2C1. Managing Tensions and Trade-offs in Organizational Learning: WUSC’s Journey
Learning organizations should be able to learn across functions and projects, respecting the diversity of knowledge and truths within any system while articulating a whole that is more than the sum of its parts.
In this presentation, we will share lessons from more than six years of implementing a series of new management processes and tools to improve program monitoring and evaluation, and organizational learning at WUSC, a Canadian NGO supporting global youth development.

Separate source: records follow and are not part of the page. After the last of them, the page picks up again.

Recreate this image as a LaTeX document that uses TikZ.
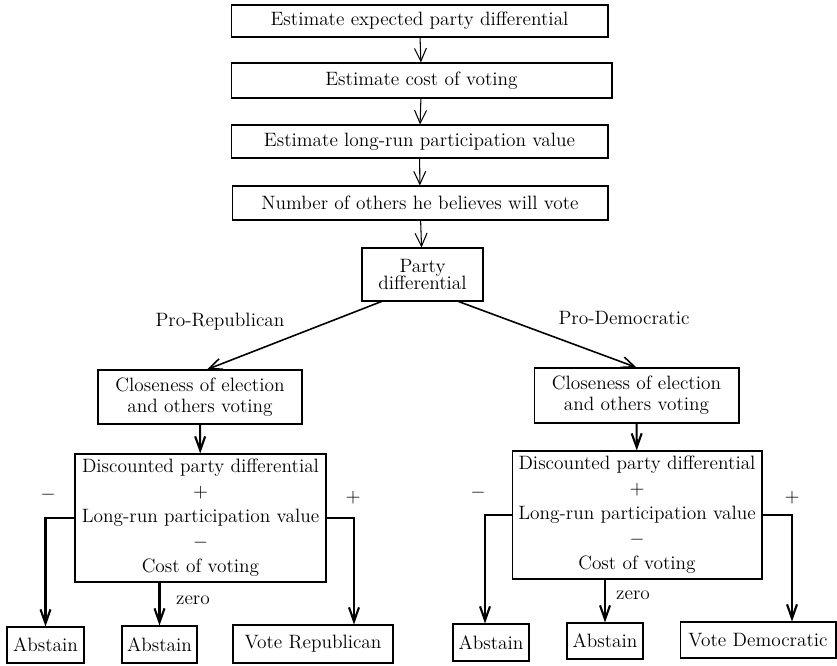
\documentclass[tikz,border=0pt]{standalone}
\usepackage{amsmath,amssymb}
\usepackage{tikz}
\usetikzlibrary{positioning,arrows.meta,calc}

\begin{document}
\begin{tikzpicture}[
  x=0.02cm, y=-0.02cm,
  lbl/.style={font=\fontsize{11}{13.5}\selectfont, inner sep=1pt},
  box/.style={draw=black, line width=0.6pt, inner sep=2pt, align=center, font=\fontsize{11}{13.5}\selectfont},
  thinarrow/.style={draw=black, line width=0.6pt, -{Straight Barb[length=2.6mm,width=2.4mm]}},
  diagarrow/.style={draw=black, line width=0.9pt, -{Straight Barb[length=2.6mm,width=2.2mm]}},
  branch/.style={draw=black, line width=1.2pt, -{Straight Barb[length=2.8mm,width=2mm]}}
]
\useasboundingbox (0,0) rectangle (837,665);

\node[box, minimum width=7.54cm, minimum height=0.64cm] (nest1) at (419.5,21) {Estimate expected party differential};
\node[box, minimum width=7.62cm, minimum height=0.70cm] (nest2) at (421.5,80.5) {Estimate cost of voting};
\node[box, minimum width=7.54cm, minimum height=0.66cm] (nest3) at (419.5,141.5) {Estimate long-run participation value};
\node[box, minimum width=7.52cm, minimum height=0.68cm] (nnum) at (420,203) {Number of others he believes will vote};
\node[box, minimum width=2.42cm, minimum height=1.06cm] (nparty) at (422.5,274.5) {Party\\[-4pt] differential};

\node[box, minimum width=4.08cm, minimum height=1.08cm] (ncloseR) at (200,397) {Closeness of election\\[-1.5pt] and others voting};
\node[box, minimum width=4.10cm, minimum height=1.10cm] (ncloseD) at (636.5,395.5) {Closeness of election\\[-1.5pt] and others voting};

\node[box, minimum width=5.02cm, minimum height=2.56cm] (ndiscR) at (200.5,518) {Discounted party differential\\[0.7pt] $+$\\[0.7pt] Long-run participation value\\[0.7pt] $-$\\[0.7pt] Cost of voting};
\node[box, minimum width=5.00cm, minimum height=2.56cm] (ndiscD) at (637,515) {Discounted party differential\\[0.7pt] $+$\\[0.7pt] Long-run participation value\\[0.7pt] $-$\\[0.7pt] Cost of voting};

\node[box, minimum width=1.54cm, minimum height=0.72cm] (nabsR1) at (45.5,645) {Abstain};
\node[box, minimum width=1.50cm, minimum height=0.74cm] (nabsR2) at (159.5,644.5) {Abstain};
\node[box, minimum width=3.20cm, minimum height=0.76cm] (nvoteR) at (313,644) {Vote Republican};
\node[box, minimum width=1.52cm, minimum height=0.74cm] (nabsD1) at (491,642.5) {Abstain};
\node[box, minimum width=1.52cm, minimum height=0.72cm] (nabsD2) at (605,641) {Abstain};
\node[box, minimum width=3.12cm, minimum height=0.72cm] (nvoteD) at (758,640) {Vote Democratic};

\draw[thinarrow] (nest1) -- (nest2);
\draw[thinarrow] (nest2) -- (nest3);
\draw[thinarrow] (nest3) -- (nnum);
\draw[thinarrow] (nnum) -- (nparty);
\draw[diagarrow] ([xshift=0.4cm]nparty.south west) -- ([xshift=0.14cm]ncloseR.north);
\draw[diagarrow] ([xshift=-0.5cm]nparty.south east) -- (ncloseD.north);
\draw[branch] (ncloseR) -- (ndiscR);
\draw[branch] (ncloseD) -- (ndiscD);
\draw[branch] (ndiscR.west) -| (nabsR1.north);
\draw[branch] (ndiscR.south -| nabsR2.north) -- (nabsR2.north);
\draw[branch] (ndiscR.east) -| ([xshift=0.82cm]nvoteR.north);
\draw[branch] (ndiscD.west) -| ([xshift=-0.12cm]nabsD1.north);
\draw[branch] (ndiscD.south -| nabsD2.north) -- (nabsD2.north);
\draw[branch] (ndiscD.east) -| ([xshift=0.68cm]nvoteD.north);

\node[lbl] at (220,322) {Pro-Republican};
\node[lbl] at (624,318) {Pro-Democratic};
\node[lbl] at (48,495) {$-$};
\node[lbl] at (353,498) {$+$};
\node[lbl] at (193,600) {zero};
\node[lbl] at (478,493) {$-$};
\node[lbl] at (792,498) {$+$};
\node[lbl] at (633,595) {zero};

\end{tikzpicture}
\end{document}
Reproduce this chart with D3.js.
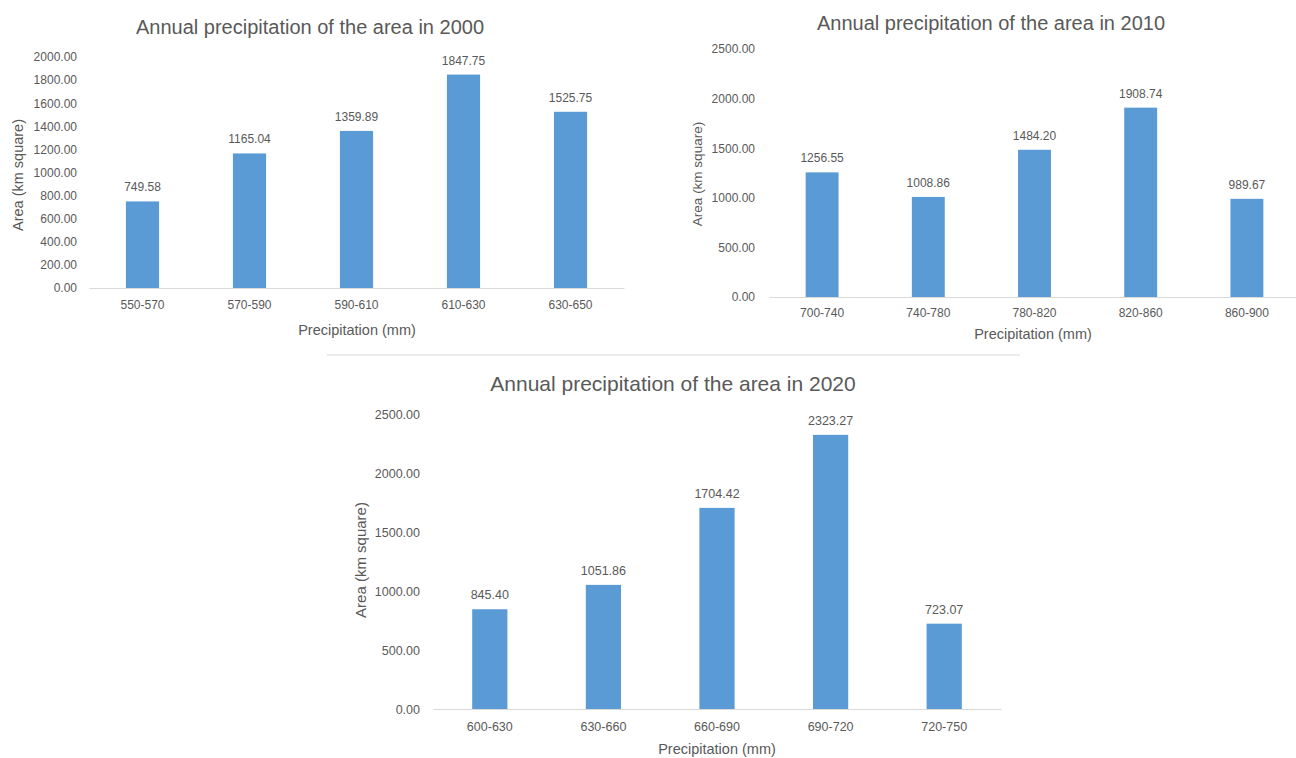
<!DOCTYPE html>
<html><head><meta charset="utf-8">
<script src="https://cdn.jsdelivr.net/npm/d3@7"></script>
<style>
body{margin:0;background:#fff}
svg{display:block}
text{font-family:"Liberation Sans",Arial,sans-serif;fill:#595959}
</style>
</head><body>
<svg id="c" width="1296" height="758"></svg>
<script>
// ---- data ----
const titles = ["Annual precipitation of the area in 2000","Annual precipitation of the area in 2010","Annual precipitation of the area in 2020"];
const categories2000 = ["550-570","570-590","590-610","610-630","630-650"];
const values2000 = [749.58,1165.04,1359.89,1847.75,1525.75];
const yTicks2000 = [0,200,400,600,800,1000,1200,1400,1600,1800,2000];
const categories2010 = ["700-740","740-780","780-820","820-860","860-900"];
const values2010 = [1256.55,1008.86,1484.20,1908.74,989.67];
const yTicks2010 = [0,500,1000,1500,2000,2500];
const categories2020 = ["600-630","630-660","660-690","690-720","720-750"];
const values2020 = [845.40,1051.86,1704.42,2323.27,723.07];
const yTicks2020 = [0,500,1000,1500,2000,2500];
const xAxisTitle = "Precipitation (mm)";
const yAxisTitle = "Area (km square)";

// ---- layout ----
const layouts = [
  {cats:categories2000, vals:values2000, ticks:yTicks2000, title:titles[0],
   x0:89, x1:624, yb:288, yt:57, tickPad:12, xPad:12, fs:12, titleFs:20, axFs:14.5, yFs:14.5,
   tX:310, tY:27, xtX:357, xtY:330, ytX:18, ytY:175},
  {cats:categories2010, vals:values2010, ticks:yTicks2010, title:titles[1],
   x0:769, x1:1300, yb:297, yt:49, tickPad:14, xPad:11, fs:12, titleFs:20, axFs:14.5, yFs:13.5,
   tX:991, tY:23, xtX:1033, xtY:334, ytX:697, ytY:174},
  {cats:categories2020, vals:values2020, ticks:yTicks2020, title:titles[2],
   x0:433, x1:1001, yb:709, yt:414, tickPad:13, xPad:13, fs:12.5, titleFs:21, axFs:14.5, yFs:15,
   tX:673, tY:383, xtX:717, xtY:749, ytX:360, ytY:560}
];

const svg = d3.select("#c");
const barColor = "#5B9BD5";
const lineColor = "#D9D9D9";

// separator line
svg.append("line").attr("x1",327).attr("x2",1020).attr("y1",355).attr("y2",355)
  .attr("stroke",lineColor).attr("stroke-width",1);

layouts.forEach(L => {
  const g = svg.append("g");
  const x = d3.scaleBand().domain(L.cats).range([L.x0, L.x1]).paddingInner(0.69).paddingOuter(0.345);
  const y = d3.scaleLinear().domain([0, d3.max(L.ticks)]).range([L.yb, L.yt]);

  // y axis
  const ya = g.append("g").attr("transform",`translate(${L.x0},0)`)
    .call(d3.axisLeft(y).tickValues(L.ticks).tickSize(0).tickPadding(L.tickPad).tickFormat(d3.format(".2f")));
  ya.select(".domain").remove();
  ya.selectAll("text").style("font-size",L.fs+"px").attr("fill","#595959").style("font-family",null);

  // bars
  g.selectAll("rect.bar").data(L.cats).enter().append("rect")
    .attr("x", d => x(d)).attr("width", x.bandwidth())
    .attr("y", (d,i) => y(L.vals[i])).attr("height", (d,i) => y(0) - y(L.vals[i]))
    .attr("fill", barColor);

  // x axis
  const xa = g.append("g").attr("transform",`translate(0,${L.yb})`)
    .call(d3.axisBottom(x).tickSize(0).tickSizeOuter(0).tickPadding(L.xPad));
  xa.select(".domain").attr("stroke",lineColor).attr("stroke-width",1);
  xa.selectAll("text").style("font-size",L.fs+"px").attr("fill","#595959").style("font-family",null);

  // value labels
  g.selectAll("text.val").data(L.cats).enter().append("text")
    .attr("class","val")
    .attr("x", d => x(d) + x.bandwidth()/2)
    .attr("y", (d,i) => y(L.vals[i]) - 10)
    .attr("text-anchor","middle")
    .style("font-size",L.fs+"px")
    .text((d,i) => d3.format(".2f")(L.vals[i]));

  // title
  g.append("text").attr("x",L.tX).attr("y",L.tY).attr("text-anchor","middle")
    .attr("dominant-baseline","central").style("font-size",L.titleFs+"px").text(L.title);
  // axis titles
  g.append("text").attr("x",L.xtX).attr("y",L.xtY).attr("text-anchor","middle")
    .attr("dominant-baseline","central").style("font-size",L.axFs+"px").text(xAxisTitle);
  g.append("text").attr("transform",`translate(${L.ytX},${L.ytY}) rotate(-90)`).attr("text-anchor","middle")
    .attr("dominant-baseline","central").style("font-size",L.yFs+"px").text(yAxisTitle);
});
</script>
</body></html>
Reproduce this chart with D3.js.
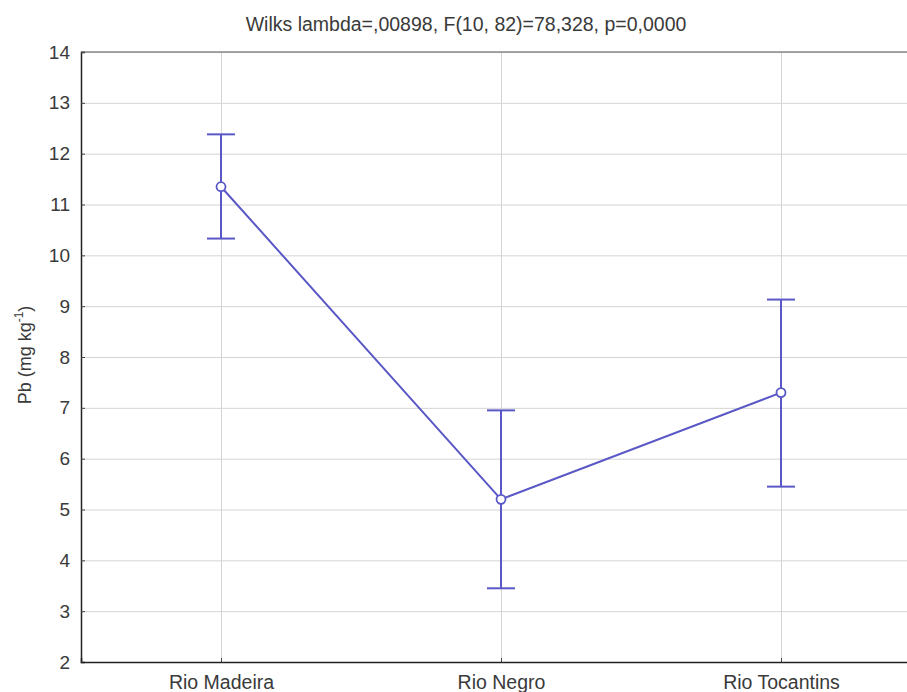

Our story highlights the processes that we undertook to develop more coherent and systemic processes for monitoring and evaluation within the organization. Steps included but were not limited to: development of an internal database for storing project information and performance management data; establishment of a coherent project learning and reporting cycle; development of global indicators shared across programs; and, the establishment of a principles-based annual internal learning process leading to a global results reporting exercise. We point to a number of areas of creative tension. These include tensions between articulating and understanding program contributions in their context vs. articulating global organizational results; perceived trade-offs between encouraging upward accountability and information flows within the organization vs horizontal and context relevant learning within and between program teams; and tensions between responding to donor reporting requirements with an increased diversity of donors, and managing WUSC’s own learning within the context of our own theory of change; and finally,, balancing the need for increasingly codified and comparable data with listening to the rich stories of systems change that underpin our organization’s mission.
WUSC is now in the process of revising these processes and developing a new Monitoring, Evaluation, Research and Learning strategy that leans into some of these tensions. Our presentation will focus on our lessons learned and engage the CES NCC Community to craft our path forward.
Jim Delaney, Director Technical Services, WUSC
The first two decades of Jim Delaney’s career were spent in Southeast and South Asia, which developed a strong sense of humility and a belief that outsiders who work in development need first and foremost to learn how to listen. At the time, he worked primarily in local economic development, participatory planning and environmental conservation. Jim has spent the last decade in Ottawa working for WUSC leading their technical services team, and recently started as a Visiting Professor with the School of International Development and Global Studies at the University of Ottawa, where he continues his quest to get academics, policymakers and practitioners to play nice in the sandbox, one well-designed logic model at a time.
Marcella Randazzo, Global MERL Manager, WUSC
Marcella Randazzo has been working with WUSC since 2016 and is the Global MERL Manager, championing a culture of evidence-based decision-making and continuous learning across the organization, and leading the development and implementation of the new WUSC’s MER strategy, shaping corporate processes to foster organizational performance measurement and project-focused MERL systems supporting team to assess and documenting systems change. She is based in Ottawa and has over 20 years of experience in research and development project evaluation, within academic institutions, INGOs and the UN system.